Certa vez escrevi aqui minha alegria em me perceber humano, fraco etc., contudo vejo que sou assim, mas que não posso me resumir a isso e fazer da vida uma sucessão de segundos, minutos e horas e nada além. Na verdade, me sinto como alguém que não gosta de quartos; numa dualidade, sinto que preciso de regras para domar a fera dentro de mim, uma que tenho medo, pois nunca a deixei livre dos limites que eu mesmo impus. Não nasci para estar preso, posto que viva numa maneira trilhada e tida por muitos como exemplar, no íntimo não é assim. Há tanto em mim, eu sou tantos. É uma metade a que está visível e ela está já se contaminando e espalhando uma peste para as outras que, presas, não acham força para resistir além da sua capacidade. "Sei pensar, sei jejuar , sei esperar" foi assim que Sidharta se definiu quanto a sua pessoa; eu preciso ler mais Sidartas, conhecer Sidartas, estar mais com Sidartas. Onde estão vocês? Eu preciso viver e lutar contra o comum. Mesmo que me odeiem, que me machuquem e que me causem fissuras, tenho de pensar.

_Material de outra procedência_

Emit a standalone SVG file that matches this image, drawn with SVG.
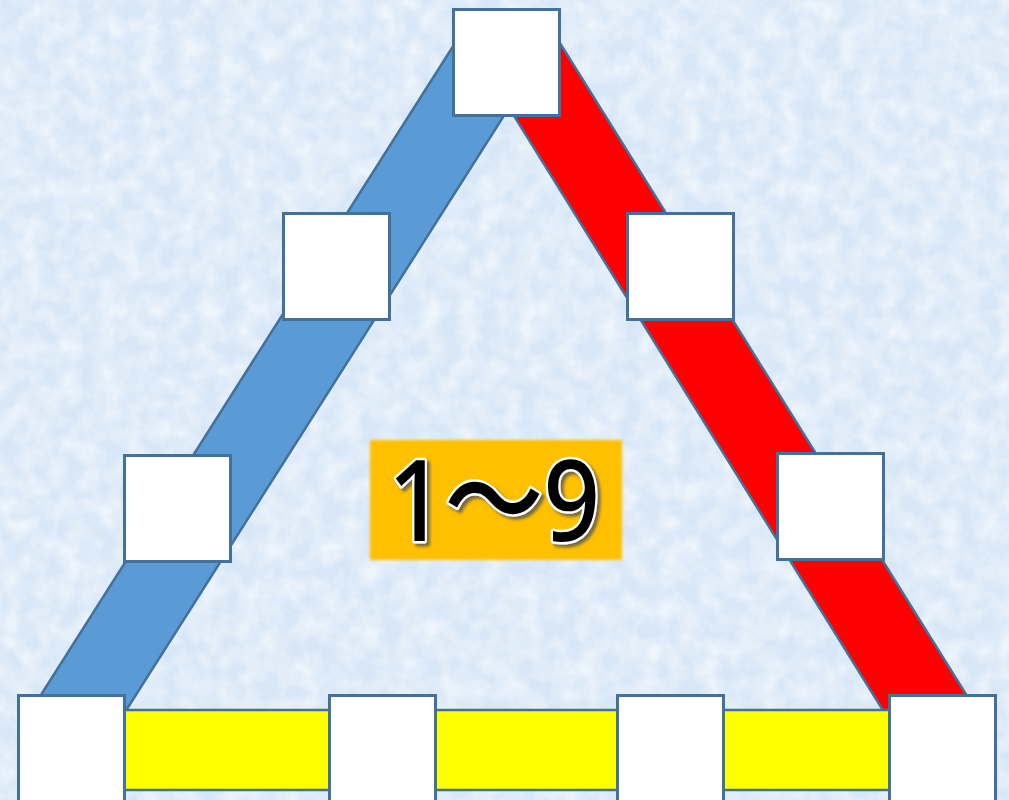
<svg xmlns="http://www.w3.org/2000/svg" width="1009" height="800" viewBox="0 0 1009 800">
  <defs>
    <filter id="tex" x="0" y="0" width="100%" height="100%">
      <feTurbulence type="fractalNoise" baseFrequency="0.05" numOctaves="3" seed="4" result="n"/>
      <feColorMatrix in="n" type="matrix" values="0 0 0 0 1  0 0 0 0 1  0 0 0 0 1  0 0 0 1.1 -0.35" result="w"/>
      <feComposite in="w" in2="SourceGraphic" operator="in"/>
    </filter>
    <filter id="soft" x="-5%" y="-5%" width="110%" height="110%">
      <feGaussianBlur stdDeviation="1.5"/>
    </filter>
    <filter id="shadow" x="-10%" y="-10%" width="130%" height="130%">
      <feDropShadow dx="3" dy="3" stdDeviation="1.5" flood-color="#555" flood-opacity="0.8"/>
    </filter>
    <style>
      .box { fill: #ffffff; stroke: #41719C; stroke-width: 3; }
      .band { stroke: #41719C; stroke-width: 2.5; stroke-linejoin: miter; }
      .lbl { font-family: "Noto Sans", "Noto Sans CJK JP", sans-serif; font-weight: 500; font-size: 112px; fill: #000000; stroke: #ffffff; stroke-width: 5; paint-order: stroke; stroke-linejoin: round; }
    </style>
  </defs>
  <rect x="0" y="0" width="1009" height="800" fill="#d8e7f7"/>
  <rect x="0" y="0" width="1009" height="800" fill="#d8e7f7" filter="url(#tex)"/>
  <g id="connectors">
    <polygon class="band" fill="#5B9BD5" points="457,40 552,40 120,720 25,720"/>
    <polygon class="band" fill="#FF0000" points="467,40 558,40 982,720 889,720"/>
    <rect class="band" fill="#FFFF00" x="120" y="710" width="775" height="80"/>
  </g>
  <g id="label">
    <rect x="370" y="440" width="252" height="120" fill="#FFC000" filter="url(#soft)"/>
    <text class="lbl" x="494" y="541" text-anchor="middle" filter="url(#shadow)" textLength="212" lengthAdjust="spacingAndGlyphs">1～9</text>
  </g>
  <g id="n-top"><rect class="box" x="453.5" y="9.5" width="106" height="106"/></g>
  <g id="n-left-upper"><rect class="box" x="283.5" y="213.5" width="106" height="106"/></g>
  <g id="n-right-upper"><rect class="box" x="627.5" y="213.5" width="106" height="106"/></g>
  <g id="n-left-mid"><rect class="box" x="124.5" y="455.5" width="106" height="106"/></g>
  <g id="n-right-mid"><rect class="box" x="777.5" y="453.5" width="106" height="106"/></g>
  <g id="n-bottom-1"><rect class="box" x="18.5" y="695.5" width="106" height="106"/></g>
  <g id="n-bottom-2"><rect class="box" x="329.5" y="695.5" width="106" height="106"/></g>
  <g id="n-bottom-3"><rect class="box" x="617.5" y="695.5" width="106" height="106"/></g>
  <g id="n-bottom-4"><rect class="box" x="889.5" y="695.5" width="106" height="106"/></g>
</svg>
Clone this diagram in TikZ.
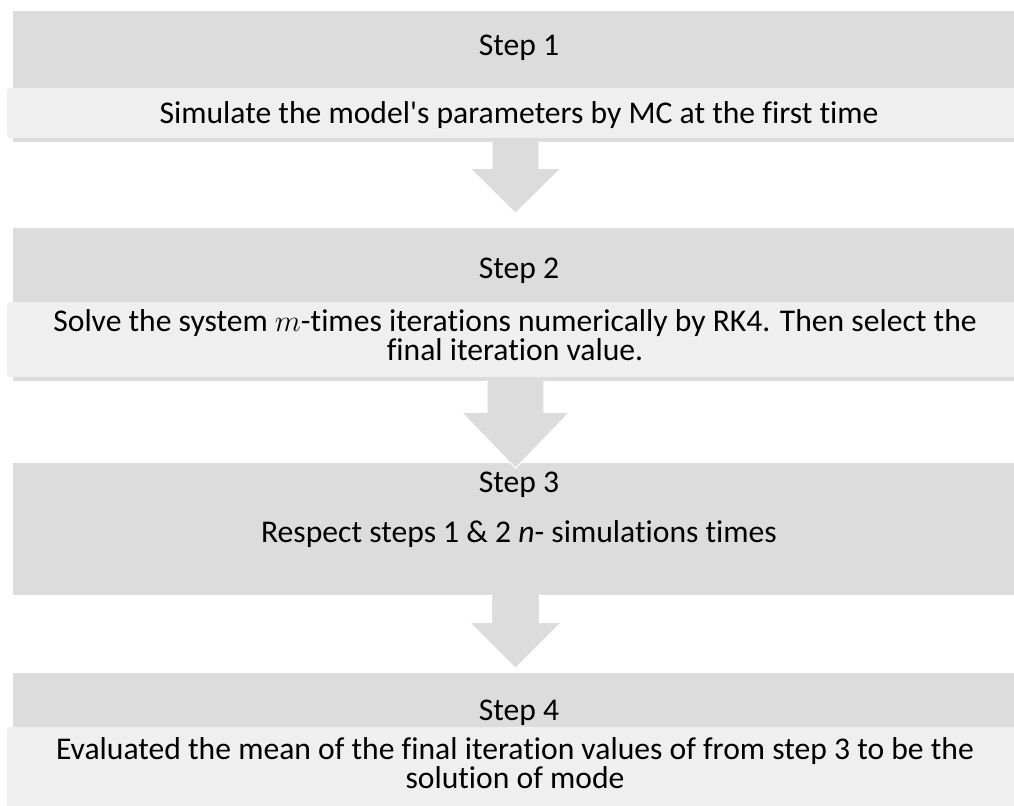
\documentclass[tikz,border=0pt]{standalone}
\usepackage{fontspec}
\setmainfont{Carlito}[Ligatures=NoCommon]
\usepackage{xcolor}
\usetikzlibrary{calc}

\definecolor{boxgray}{RGB}{220,220,220}
\definecolor{bandgray}{RGB}{239,239,239}

\tikzset{
  stepbox/.style={fill=boxgray, inner sep=0pt, minimum width=20.1cm},
  bandbox/.style={fill=bandgray, rounded corners=1.5pt, inner sep=0pt, minimum width=20.34cm},
  steptext/.style={anchor=base, inner sep=0pt, align=center, font=\fontsize{18}{14.2}\selectfont},
  blockarrow/.style={fill=boxgray, draw=white, line width=0.6pt}
}

\begin{document}
\begin{tikzpicture}[x=0.02cm,y=-0.02cm]
\useasboundingbox (0,0) rectangle (1014,805);
%% boxes of the four steps
\node[stepbox, minimum height=2.62cm] (s1) at (515.5,76.5) {};
\node[stepbox, minimum height=3.06cm] (s2) at (515.5,304.5) {};
\node[stepbox, minimum height=2.64cm] (s3) at (515.5,529) {};
\node[stepbox, minimum height=2.78cm] (s4) at (515.5,742) {};
%% lighter bands
\node[bandbox, minimum height=1cm] (b1) at (515.5,113) {};
\node[bandbox, minimum height=1.5cm] (b2) at (515.5,339.5) {};
\node[bandbox, minimum height=1.64cm] (b4) at (515.5,768) {};
%% block arrows
\foreach \src/\sw/\sl/\hw/\hl in {s1/23.5/26/45.5/45, s2/28.5/31/54/56, s3/24/27/46/46}
  \filldraw[blockarrow] ($(\src.south)+(-\sw,-1)$) -- ++(0,\sl+1) -- ++({\sw-\hw},0)
     -- ($(\src.south)+(0,\sl+\hl)$) -- ($(\src.south)+(\hw,\sl)$) -- ++({\sw-\hw},0) -- ++(0,-\sl-1);
%% texts (base of a two-line text is its last line)
\node[steptext] (h1) at (519,55) {Step 1};
\node[steptext] (t1) at (519,123) {Simulate the model\textquotesingle s parameters by MC at the first time};
\node[steptext] (h2) at (519,278) {Step 2};
\node[steptext] (t2) at (515,360) {Solve the system $m$-times iterations numerically by RK4. Then select the\\ final iteration value.};
\node[steptext] (h3) at (519,492) {Step 3};
\node[steptext] (t3) at (519,542) {Respect steps 1 \& 2 \textit{n}- simulations times};
\node[steptext] (h4) at (519,720) {Step 4};
\node[steptext] (t4) at (515,788) {Evaluated the mean of the final iteration values of from step 3 to be the\\ solution of mode};
\end{tikzpicture}
\end{document}
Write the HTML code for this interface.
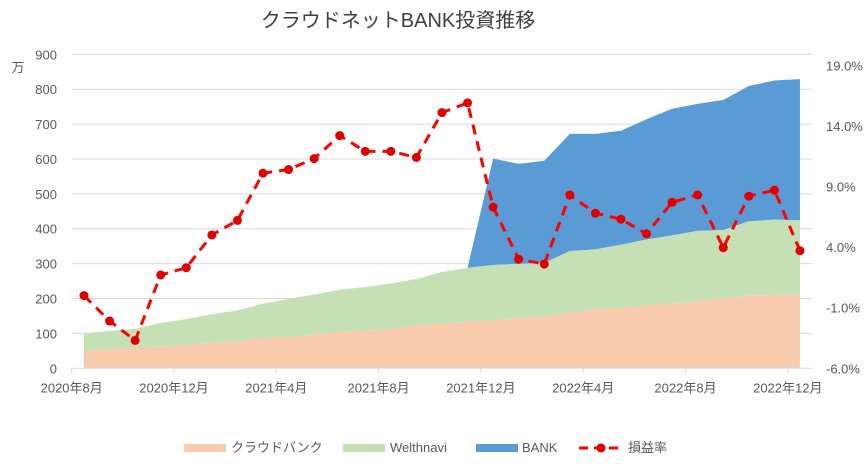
<!DOCTYPE html>
<html><head><meta charset="utf-8"><style>
html,body{margin:0;padding:0;background:#fff;}
svg{display:block;font-family:"Liberation Sans","Noto Sans CJK JP",sans-serif;}
</style></head><body>
<svg id="c" width="868" height="468" viewBox="0 0 868 468">
<text x="398" y="27" text-anchor="middle" font-size="20" fill="#404040">クラウドネットBANK投資推移</text>
<text x="18" y="72" text-anchor="middle" font-size="13" fill="#595959">万</text>
<g id="grid"></g>
<g id="areas"></g>
<g id="axes"></g>
<g id="line"></g>
<g>
<rect x="184" y="444" width="42" height="8" fill="#f8cbad"/>
<text x="231" y="452" font-size="13" fill="#595959">クラウドバンク</text>
<rect x="343" y="444" width="42" height="8" fill="#c5e0b4"/>
<text x="390" y="452" font-size="13" fill="#595959">Welthnavi</text>
<rect x="476" y="444" width="42" height="8" fill="#5b9bd5"/>
<text x="522" y="452" font-size="13" fill="#595959">BANK</text>
<line x1="579" y1="448" x2="623" y2="448" stroke="#ff0000" stroke-width="3" stroke-dasharray="9,6"/>
<circle cx="601" cy="448" r="4.5" fill="#e00000"/>
<text x="628" y="452" font-size="13" fill="#595959">損益率</text>
</g>
</svg>
<script>
const crowdbank=[50,54,60,62,67,73,78,87,89,96,104,107,113,123,128,133,138,143,150,158,168,174,180,186,192,201,209,210,213];
const welthnavi=[50,53,53,68,74,82,88,98,110,115,121,126,130,133,148,155,158,156,152,178,173,180,189,195,202,195,212,216,211];
const bank=[0,0,0,0,0,0,0,0,0,0,0,0,0,0,0,0,305,287,293,336,331,327,345,363,364,373,388,399,405];
const profitRate=[0.0,-2.1,-3.7,1.7,2.3,5.0,6.2,10.1,10.4,11.3,13.2,11.9,11.9,11.4,15.1,15.9,7.3,3.0,2.6,8.3,6.8,6.3,5.1,7.7,8.3,3.95,8.2,8.7,3.7];
const leftTicks=[0,100,200,300,400,500,600,700,800,900];
const rightTicks=["-6.0%","-1.0%","4.0%","9.0%","14.0%","19.0%"];
const rightTickVals=[-6,-1,4,9,14,19];
const xLabels=["2020年8月","2020年12月","2021年4月","2021年8月","2021年12月","2022年4月","2022年8月","2022年12月"];
const NS="http://www.w3.org/2000/svg";
const X0=71.7,X1=812,Y0=368.3,YT=54.3;
function xs(i){return 84+i*25.57;}
function yl(v){return Y0-(v/900)*(Y0-YT);}
function yr(v){return Y0-(v+6)*12.12;}
function mk(tag,attrs,parent){const e=document.createElementNS(NS,tag);for(const k in attrs)e.setAttribute(k,attrs[k]);parent.appendChild(e);return e;}
const grid=document.getElementById('grid'),axes=document.getElementById('axes'),areas=document.getElementById('areas'),line=document.getElementById('line');
leftTicks.forEach(v=>{
  if(v>0){const g=mk('line',{x1:X0,x2:X1,y1:yl(v),y2:yl(v),stroke:'#d9d9d9','stroke-width':1},grid);
  
  }
  const t=mk('text',{x:57,y:yl(v)+5,'text-anchor':'end','font-size':13,fill:'#595959'},axes);
  t.textContent=v;
  
  
});
rightTickVals.forEach((v,k)=>{
  const t=mk('text',{x:826,y:yr(v)+5,'font-size':13,fill:'#595959'},axes);
  t.textContent=rightTicks[k];
  
  
});
const s1=crowdbank.slice(),s2=crowdbank.map((v,i)=>v+welthnavi[i]),s3=s2.map((v,i)=>v+bank[i]);
function areaPath(top,bot,from){let d='';for(let i=from;i<top.length;i++)d+=(i===from?'M':'L')+xs(i)+','+yl(top[i]);for(let i=top.length-1;i>=from;i--)d+='L'+xs(i)+','+yl(bot[i]);return d+'Z';}
const zero=crowdbank.map(()=>0);
const bStart=bank.findIndex(v=>v>0)-1;
const a3=mk('path',{d:areaPath(s3,s2,Math.max(bStart,0)),fill:'#5b9bd5'},areas);


const a2=mk('path',{d:areaPath(s2,s1,0),fill:'#c5e0b4'},areas);


const a1=mk('path',{d:areaPath(s1,zero,0),fill:'#f8cbad'},areas);


const ax=mk('line',{x1:X0,x2:X1,y1:Y0,y2:Y0,stroke:'#d9d9d9','stroke-width':1},axes);


xLabels.forEach((l,k)=>{
  const x=X0+k*102.3;
  const tk=mk('line',{x1:x,x2:x,y1:Y0,y2:Y0+5,stroke:'#d9d9d9'},axes);
  
  
  const t=mk('text',{x:x,y:Y0+24,'text-anchor':'middle','font-size':13,fill:'#595959'},axes);
  t.textContent=l;
  
  
});
const pts=profitRate.map((v,i)=>xs(i)+','+yr(v)).join(' ');
const pl=mk('polyline',{points:pts,fill:'none',stroke:'#ff0000','stroke-width':3,'stroke-dasharray':'10,7'},line);


profitRate.forEach((v,i)=>{
  const c=mk('circle',{cx:xs(i),cy:yr(v),r:4.5,fill:'#e00000'},line);
  
  
});
</script>
</body></html>
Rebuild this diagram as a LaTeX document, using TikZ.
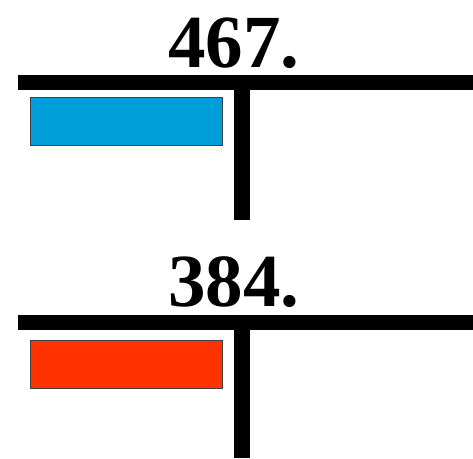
\documentclass[tikz,border=0pt]{standalone}
\usepackage{fontspec}
\setmainfont{Liberation Serif}
\usetikzlibrary{positioning}
\definecolor{barblue}{RGB}{0,158,216}
\definecolor{barred}{RGB}{255,51,0}
\tikzset{
  numlabel/.style={font=\fontsize{75}{75}\selectfont\bfseries, inner sep=0pt, anchor=base},
  bar/.style={draw=black!75, line width=0.8pt, minimum width=192pt, minimum height=48pt, inner sep=0pt, anchor=north west},
  tline/.style={line width=15pt},
  vline/.style={line width=16pt}
}

\begin{document}
\begin{tikzpicture}[x=1pt,y=-1pt]
  \useasboundingbox (0,0) rectangle (473,458);
  % upper number
  \node[numlabel] (numA) at (234,67) {467.};
  \coordinate (hA1) at (18,82);
  \coordinate (hA2) at (473,82);
  \coordinate (vA1) at (242,82);
  \coordinate (vA2) at (242,220);
  \draw[tline] (hA1) -- (hA2);
  \draw[vline] (vA1) -- (vA2);
  \node[bar, fill=barblue] (barA) at (30,97) {};
  % lower number
  \node[numlabel] (numB) at (234,306) {384.};
  \coordinate (hB1) at (18,322);
  \coordinate (hB2) at (473,322);
  \coordinate (vB1) at (242,322);
  \coordinate (vB2) at (242,458);
  \draw[tline] (hB1) -- (hB2);
  \draw[vline] (vB1) -- (vB2);
  \node[bar, fill=barred] (barB) at (30,340) {};
\end{tikzpicture}
\end{document}
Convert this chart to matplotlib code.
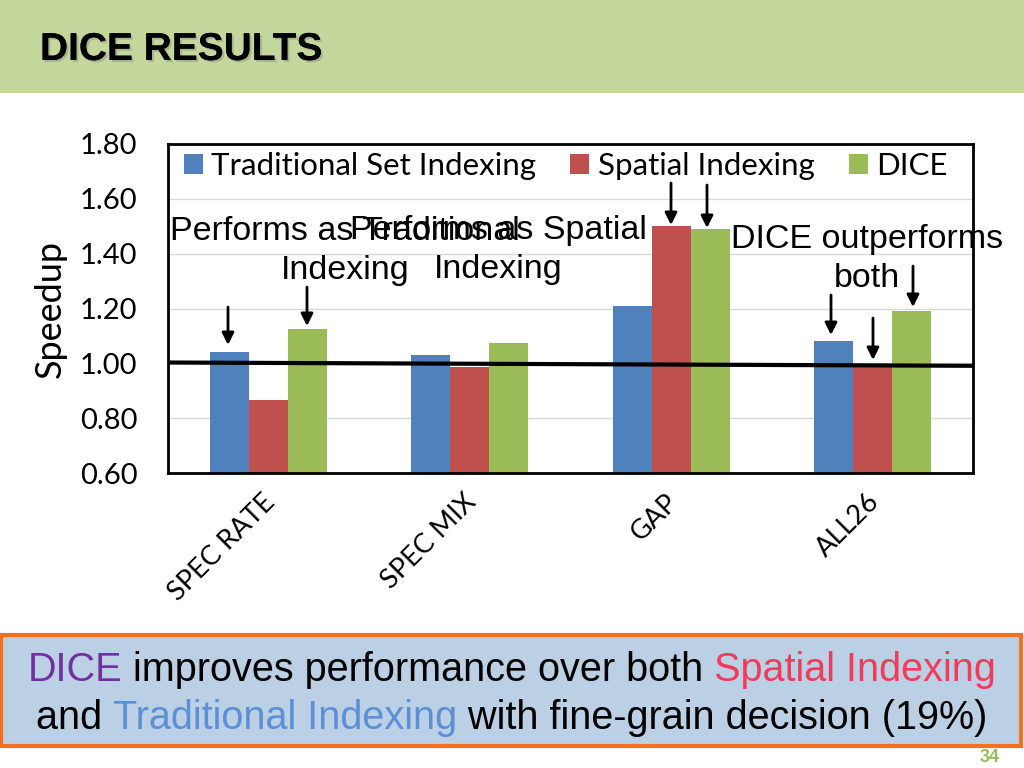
import matplotlib
matplotlib.use("Agg")
import matplotlib.pyplot as plt
import matplotlib.patheffects as pe
import matplotlib.transforms as mtransforms
from matplotlib.patches import Rectangle
import numpy as np

categories = ["SPEC RATE", "SPEC MIX", "GAP", "ALL26"]
traditional = [1.04, 1.03, 1.21, 1.08]
spatial = [0.865, 0.985, 1.50, 0.995]
dice = [1.125, 1.075, 1.49, 1.19]
series_names = ["Traditional Set Indexing", "Spatial Indexing", "DICE"]
yticks = [0.60, 0.80, 1.00, 1.20, 1.40, 1.60, 1.80]

W, H = 1024, 768
fig = plt.figure(figsize=(W / 100, H / 100), dpi=100)
fig.patch.set_facecolor("white")

def fx(px):
    return px / W

def fy(py):
    return 1 - py / H

# header band
fig.patches.append(Rectangle((0, fy(93)), 1, 93 / H, transform=fig.transFigure,
                             facecolor="#C4D79C", edgecolor="none", zorder=0))
fig.text(fx(40), fy(50), "DICE RESULTS", fontsize=28, fontweight="bold",
         family="Liberation Sans", va="center", ha="left", color="black",
         path_effects=[pe.withSimplePatchShadow(offset=(1.5, -1.5), shadow_rgbFace="#808080", alpha=0.4),
                       pe.Normal()])

# chart
ax = fig.add_axes([fx(168), fy(473), fx(973) - fx(168), (473 - 144) / H])
x = np.arange(len(categories))
bw = 0.194
colors = ["#4F81BD", "#C0504D", "#9BBB59"]
for i, (vals, c, name) in enumerate(zip([traditional, spatial, dice], colors, series_names)):
    ax.bar(x + (i - 1) * bw, vals, width=bw, color=c, label=name, zorder=2)

ax.set_xlim(-0.5, len(categories) - 0.5)
ax.set_ylim(0.60, 1.80)
ax.set_yticks(yticks)
ax.set_yticklabels([f"{v:.2f}" for v in yticks], family="Lato", fontsize=21)
ax.tick_params(axis="y", length=0, pad=22)
ax.tick_params(axis="x", length=0)
ax.yaxis.grid(True, color="#D9D9D9", linewidth=1, zorder=0)
ax.set_axisbelow(True)
for s in ax.spines.values():
    s.set_linewidth(2)
    s.set_color("black")
ax.set_xticks(x)
ax.set_xticklabels(categories, rotation=45, ha="right", va="top", rotation_mode="anchor",
                   family="Lato", fontsize=19.5)
shift = mtransforms.ScaledTranslation(-6 / 100, 0, fig.dpi_scale_trans)
for lbl in ax.get_xticklabels():
    lbl.set_y(-0.035)
    lbl.set_transform(lbl.get_transform() + shift)
ax.set_ylabel("Speedup", family="Lato", fontsize=26)
ax.yaxis.set_label_coords((67 - 168) / 805, 0.5)

# baseline at 1.0 (slightly tilted like the hand-drawn line)
ax.plot([-0.5, 3.5], [1.003, 0.991], color="black", linewidth=3, zorder=4, solid_capstyle="butt")

leg = ax.legend(loc="upper center", ncol=3, frameon=False, prop={"family": "Lato", "size": 22.5},
                handlelength=0.6, handleheight=0.6, handletextpad=0.27, columnspacing=1.1,
                bbox_to_anchor=(0.494, 1.06))

# annotations
afont = dict(family="Liberation Sans", fontsize=24.5, color="black", ha="center", va="center")
fig.text(fx(345), fy(251), "Performs as Traditional\nIndexing", linespacing=1.32, **afont)
fig.text(fx(498), fy(250), "Performs as Spatial\nIndexing", linespacing=1.32, **afont)
fig.text(fx(867), fy(259), "DICE outperforms\nboth", linespacing=1.32, **afont)

arrows = [(228, 307, 345), (307, 287, 326), (671, 183, 225), (707, 185, 228),
          (831, 295, 335), (873, 318, 360), (913, 266, 307)]
for px, y0, y1 in arrows:
    ax.annotate("", xy=(fx(px), fy(y1)), xytext=(fx(px), fy(y0)),
                xycoords="figure fraction", textcoords="figure fraction",
                arrowprops=dict(arrowstyle="-|>", color="black", lw=2, mutation_scale=18,
                                shrinkA=0, shrinkB=0), zorder=6)

# bottom box
fig.patches.append(Rectangle((fx(1), fy(746)), fx(1021) - fx(1), (746 - 635) / H,
                             transform=fig.transFigure, facecolor="#BCD0E5",
                             edgecolor="#F37021", linewidth=3, zorder=1))

renderer = fig.canvas.get_renderer()
bfont = dict(family="Liberation Sans", fontsize=28.5, va="center", ha="left")

def colored_line(pieces, cy, cx=512):
    texts = []
    widths = []
    for s, c in pieces:
        t = fig.text(0, fy(cy), s, color=c, **bfont)
        bb = t.get_window_extent(renderer=renderer)
        texts.append(t)
        widths.append(bb.width)
    total = sum(widths)
    start = cx - total / 2
    for t, w in zip(texts, widths):
        t.set_x(fx(start))
        start += w

colored_line([("DICE", "#7030A0"), (" improves performance over both ", "black"),
              ("Spatial Indexing", "#F03C5A")], 670)
colored_line([("and ", "black"), ("Traditional Indexing", "#5B8FD6"),
              (" with fine-grain decision (19%)", "black")], 718)

fig.text(fx(990), fy(757), "34", color="#9BBB59", fontsize=13, fontweight="bold",
         family="Liberation Sans", ha="center", va="center")

fig.savefig("out.png", dpi=100)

Ainda que me mostrem apenas as maravilhas do mundo e que me dispensem os melhores elogios, tenho de jejuar. Até me vendo diante da demora do resultado, sentindo o ácido lento do tempo corroer as coisas e querendo calmar o insuportável a mim, preciso esperar.
é um trabalho; viver é ser exigido em força e intelecto. Não quero estar sentado, correndo do tempo feito um cervo amedontrado, não quero ficar assim.

"toda a gente pode alcançar o seu objetivo se souber pensar, esperar e jejuar."